Sexual predator Shrubsall fails in bid to have U.S. jail time reduced

Oct 2, 2019 | 12:04 PM

HALIFAX — A New York judge has dealt a setback to William Shrubsall’s bid to reduce his jail time — to the relief of a detective who ended the offender’s spree of violence against Nova Scotia women.

A State Supreme Court justice ruled Monday that Niagara County prosecutors didn’t deny Shrubsall’s constitutional right to a speedy trial after he jumped bail and fled to Canada to avoid sentencing on sexual assault charges in 1996.

The decision means the 48-year-old American will stand trial for bail jumping — and if convicted that would add a minimum of two years and four months to the similar sentence he’s currently serving.

Shrubsall was deported to New York on Jan. 22 after he obtained a controversial release from the Parole Board of Canada based on its view he stood to serve “many more years” in American penitentiaries. 

Tom Martin, a former Halifax detective who helped track and arrest Shrubsall, says he’s “very pleased” that Shrubsall hasn’t had his bail-jumping charges thrown out.

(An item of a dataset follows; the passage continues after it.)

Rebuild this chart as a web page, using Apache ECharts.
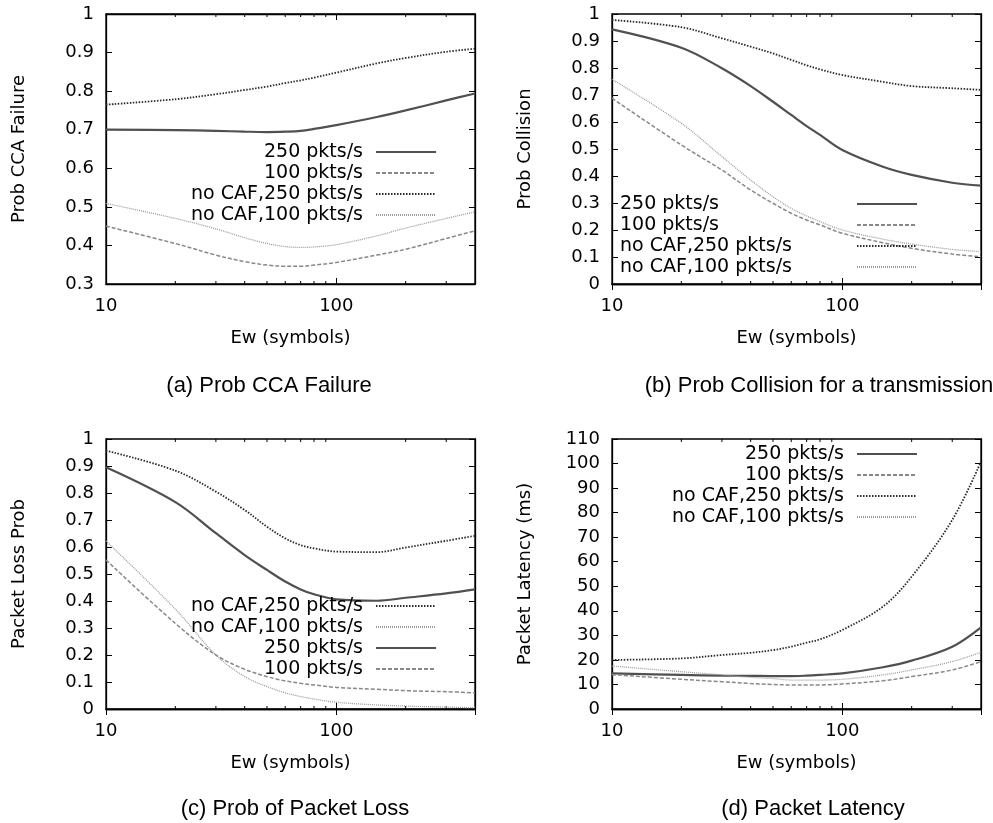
<!DOCTYPE html>
<html>
<head>
<meta charset="utf-8">
<script src="https://cdn.jsdelivr.net/npm/echarts@6/dist/echarts.min.js"></script>
<style>html,body{margin:0;background:#fff}#main{width:993px;height:823px}</style>
</head>
<body>
<div id="main"></div>
<script>
// Ew (symbols) sample points
const ew = [10, 20, 30, 40, 50, 60, 70, 80, 100, 150, 200, 300, 400];
const minorTicks = [20, 30, 40, 50, 60, 70, 80, 90, 200, 300];
const names = ['250 pkts/s', '100 pkts/s', 'no CAF,250 pkts/s', 'no CAF,100 pkts/s'];

// (a) Prob CCA Failure
const cca250 = [0.700, 0.699, 0.697, 0.695, 0.694, 0.695, 0.697, 0.702, 0.712, 0.733, 0.750, 0.776, 0.794];
const cca100 = [0.450, 0.405, 0.375, 0.358, 0.349, 0.346, 0.346, 0.349, 0.356, 0.375, 0.390, 0.418, 0.438];
const ccaNo250 = [0.765, 0.779, 0.792, 0.803, 0.812, 0.821, 0.828, 0.835, 0.848, 0.872, 0.886, 0.902, 0.910];
const ccaNo100 = [0.509, 0.470, 0.443, 0.420, 0.405, 0.397, 0.395, 0.396, 0.402, 0.425, 0.445, 0.470, 0.487];

// (b) Prob Collision
const col250 = [0.943, 0.875, 0.799, 0.733, 0.675, 0.626, 0.585, 0.552, 0.496, 0.434, 0.404, 0.375, 0.364];
const col100 = [0.688, 0.515, 0.422, 0.348, 0.299, 0.262, 0.237, 0.219, 0.188, 0.153, 0.132, 0.111, 0.101];
const colNo250 = [0.978, 0.951, 0.910, 0.879, 0.854, 0.830, 0.810, 0.795, 0.774, 0.749, 0.733, 0.725, 0.719];
const colNo100 = [0.758, 0.595, 0.472, 0.385, 0.323, 0.280, 0.252, 0.231, 0.200, 0.166, 0.148, 0.128, 0.120];

// (c) Packet Loss Prob
const loss250 = [0.895, 0.766, 0.651, 0.570, 0.515, 0.472, 0.443, 0.425, 0.406, 0.401, 0.412, 0.428, 0.443];
const loss100 = [0.552, 0.317, 0.200, 0.147, 0.120, 0.104, 0.095, 0.089, 0.080, 0.073, 0.068, 0.064, 0.060];
const lossNo250 = [0.957, 0.883, 0.805, 0.737, 0.675, 0.632, 0.607, 0.595, 0.583, 0.581, 0.598, 0.623, 0.641];
const lossNo100 = [0.622, 0.370, 0.200, 0.120, 0.083, 0.060, 0.046, 0.037, 0.025, 0.015, 0.011, 0.007, 0.005];

// (d) Packet Latency (ms)
const lat250 = [14.5, 13.9, 13.6, 13.5, 13.4, 13.4, 13.6, 13.9, 14.5, 17.0, 19.7, 25.4, 33.3];
const lat100 = [14.0, 12.1, 11.1, 10.4, 10.0, 9.8, 9.8, 9.8, 10.2, 11.5, 13.2, 15.9, 19.3];
const latNo250 = [20.0, 20.6, 22.0, 22.9, 24.0, 25.4, 27.0, 28.4, 32.2, 41.7, 53.9, 77.0, 100.8];
const latNo100 = [17.5, 15.2, 13.9, 12.9, 12.4, 11.8, 11.8, 11.8, 12.1, 13.9, 15.9, 19.3, 23.1];

const font = 'DejaVu Sans';
const capFont = 'Liberation Sans';
const lineStyles = [
  {color: '#505050', width: 2.2, type: 'solid'},
  {color: '#888888', width: 1.5, type: [4, 2]},
  {color: '#2a2a2a', width: 1.8, type: [1.5, 1.5]},
  {color: '#9c9c9c', width: 1.3, type: [1, 1]}
];

const panels = [
  {left: 106, top: 14, yMin: 0.3, yMax: 1, yInt: 0.1, yName: 'Prob CCA Failure', caption: '(a) Prob CCA Failure', capX: 264, capY: 370,
   data: [cca250, cca100, ccaNo250, ccaNo100], order: names, legendRight: 556, legendTop: 142, leftText: false},
  {left: 612, top: 14, yMin: 0, yMax: 1, yInt: 0.1, yName: 'Prob Collision', caption: '(b) Prob Collision for a transmission', capX: 814, capY: 370,
   data: [col250, col100, colNo250, colNo100], order: names, legendRight: 75, legendTop: 194, leftText: true},
  {left: 106, top: 439, yMin: 0, yMax: 1, yInt: 0.1, yName: 'Packet Loss Prob', caption: '(c) Prob of Packet Loss', capX: 290, capY: 793,
   data: [loss250, loss100, lossNo250, lossNo100], order: [names[2], names[3], names[0], names[1]], legendRight: 556, legendTop: 596, leftText: false},
  {left: 612, top: 439, yMin: 0, yMax: 110, yInt: 10, yName: 'Packet Latency (ms)', caption: '(d) Packet Latency', capX: 808, capY: 793,
   data: [lat250, lat100, latNo250, latNo100], order: names, legendRight: 75, legendTop: 444, leftText: false}
];

const grid = [], xAxis = [], yAxis = [], series = [], legend = [], title = [];
const axisTxt = {fontFamily: font, fontSize: 18, color: '#000'};

panels.forEach(function (p, i) {
  grid.push({left: p.left, top: p.top, width: 369, height: 270, show: true, borderColor: '#000', borderWidth: 1.3, backgroundColor: 'transparent'});
  const xBase = {gridIndex: i, type: 'log', logBase: 10, min: 10, max: 400,
    axisLine: {show: true, lineStyle: {color: '#000', width: 1.3}},
    axisTick: {inside: true, length: 6, lineStyle: {color: '#000'}},
    splitLine: {show: false}};
  xAxis.push(Object.assign({}, xBase, {position: 'bottom',
    name: 'Ew (symbols)', nameLocation: 'middle', nameGap: 45, nameTextStyle: axisTxt,
    axisLabel: Object.assign({margin: 13, showMaxLabel: false, formatter: function (v) {
      const r = Math.round(v); return (r === 10 || r === 100) ? String(r) : '';
    }}, axisTxt)}));
  xAxis.push(Object.assign({}, xBase, {position: 'top', axisLabel: {show: false}}));
  const yBase = {gridIndex: i, type: 'value', min: p.yMin, max: p.yMax, interval: p.yInt,
    axisLine: {show: true, lineStyle: {color: '#000', width: 1.3}},
    axisTick: {inside: true, length: 6, lineStyle: {color: '#000'}},
    splitLine: {show: false}};
  yAxis.push(Object.assign({}, yBase, {position: 'left',
    name: p.yName, nameLocation: 'middle', nameRotate: 90, nameGap: 78, nameTextStyle: axisTxt,
    axisLabel: Object.assign({margin: 12}, axisTxt)}));
  yAxis.push(Object.assign({}, yBase, {position: 'right', axisLabel: {show: false}}));

  p.data.forEach(function (vals, k) {
    series.push({
      name: names[k], type: 'line', xAxisIndex: 2 * i, yAxisIndex: 2 * i,
      data: ew.map(function (x, j) { return [x, vals[j]]; }),
      symbol: 'none', smooth: 0.35, lineStyle: lineStyles[k], itemStyle: {color: lineStyles[k].color},
      animation: false, z: 3
    });
  });

  // minor log ticks (bottom and top)
  series.push({
    type: 'custom', xAxisIndex: 2 * i, yAxisIndex: 2 * i, silent: true, animation: false,
    data: minorTicks.map(function (v) { return [v, p.yMin]; }),
    renderItem: function (params, api) {
      const x = api.coord([api.value(0), api.value(1)])[0];
      const cs = params.coordSys;
      return {type: 'group', children: [
        {type: 'line', shape: {x1: x, y1: cs.y + cs.height, x2: x, y2: cs.y + cs.height - 3}, style: {stroke: '#000', lineWidth: 1}},
        {type: 'line', shape: {x1: x, y1: cs.y, x2: x, y2: cs.y + 3}, style: {stroke: '#000', lineWidth: 1}}
      ]};
    }
  });

  const lg = {
    orient: 'vertical', right: p.legendRight, top: p.legendTop, align: 'right',
    data: p.order.map(function (n) { return {name: n}; }),
    itemWidth: 60, itemHeight: 14, itemGap: 1, padding: 0, selectedMode: false,
    itemStyle: {color: 'rgba(0,0,0,0)', borderWidth: 0, opacity: 0},
    textStyle: {fontFamily: font, fontSize: 19, color: '#000', lineHeight: 20, padding: [0, 8, 0, 0]}
  };
  if (p.leftText) {
    lg.formatter = function (n) { return '{t|' + n + '}'; };
    lg.textStyle.rich = {t: {width: 224, align: 'left', fontFamily: font, fontSize: 19, lineHeight: 20, color: '#000'}};
  }
  legend.push(lg);

  title.push({text: p.caption, left: p.capX, top: p.capY, textAlign: 'center',
    textStyle: {fontFamily: capFont, fontSize: 22, fontWeight: 'normal', color: '#000'}});
});

const chart = echarts.init(document.getElementById('main'), null, {renderer: 'canvas'});
chart.setOption({animation: false, backgroundColor: '#fff', title: title, grid: grid, xAxis: xAxis, yAxis: yAxis, legend: legend, series: series});
</script>
</body>
</html>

Martin’s investigation was instrumental in having Shrubsall designated a dangerous offender in Canada in 2001 after the American fugitive committed a series of brutal attacks against women in Halifax.

The crimes Martin probed included the fracturing of one victim’s skull with a baseball bat in 1998 to the point she spent five days in a coma and almost died.

“They were by far the most extreme instances of violence against women I saw in my entire career,” the veteran investigator said in an interview.

Martin has called the parole board decision “absurd” because it was based partly on assumptions regarding jail time Shrubsall might face in the United States for lesser crimes.

He has followed Shrubsall’s recent legal proceedings with concern.

“He was saying there was an undue delay in his trial so the charges should be delayed. It’s ridiculous because he was arrested here, gave a false name and false identity and had to serve time in Canada,” said Martin.

“So the delay was his own doing.”

In his written decision, Justice Richard Kloch of the Niagara County Supreme Court said he refused Shrubsall’s argument because “the reason for the delay is the defendant absconding the state.”

He also said the possibility of an extradition of Shrubsall to face the lesser charges in the United States was always, at best, “uncertain.”

The defence lawyer had argued there was little evidence that Canada ever refused a request for Shrubsall’s extradition, and therefore New York’s district attorneys had failed in their duty to prosecute.

In addition, public defender Jenelle Faso Messer said that witnesses and evidence are no longer available.

Public prosecutor Caroline Wojtaszek said that initially U.S. authorities simply didn’t know where Shrubsall was after he suddenly disappeared on the third day of his sexual abuse trial, leaving a suicide note.

In Canada, Shrubsall — who has changed his name to Ethan Simon Templar MacLeod — used a series of aliases as he first stalked a woman he’d met and then went on to commit brutal crimes against three others.

In February 1998, he inflicted the baseball bat assault on a clerk in a Halifax waterfront store.

Three months later, he beat, robbed and sexually assaulted a 19-year-old university student in a south-end Halifax driveway. And in June 1998, he choked and confined a 26-year-old woman.

That came on top of his American crimes, which included beating his mother to death when he was 17 in their home in Niagara Falls, N.Y. He told the court at the time that his mother had abused him.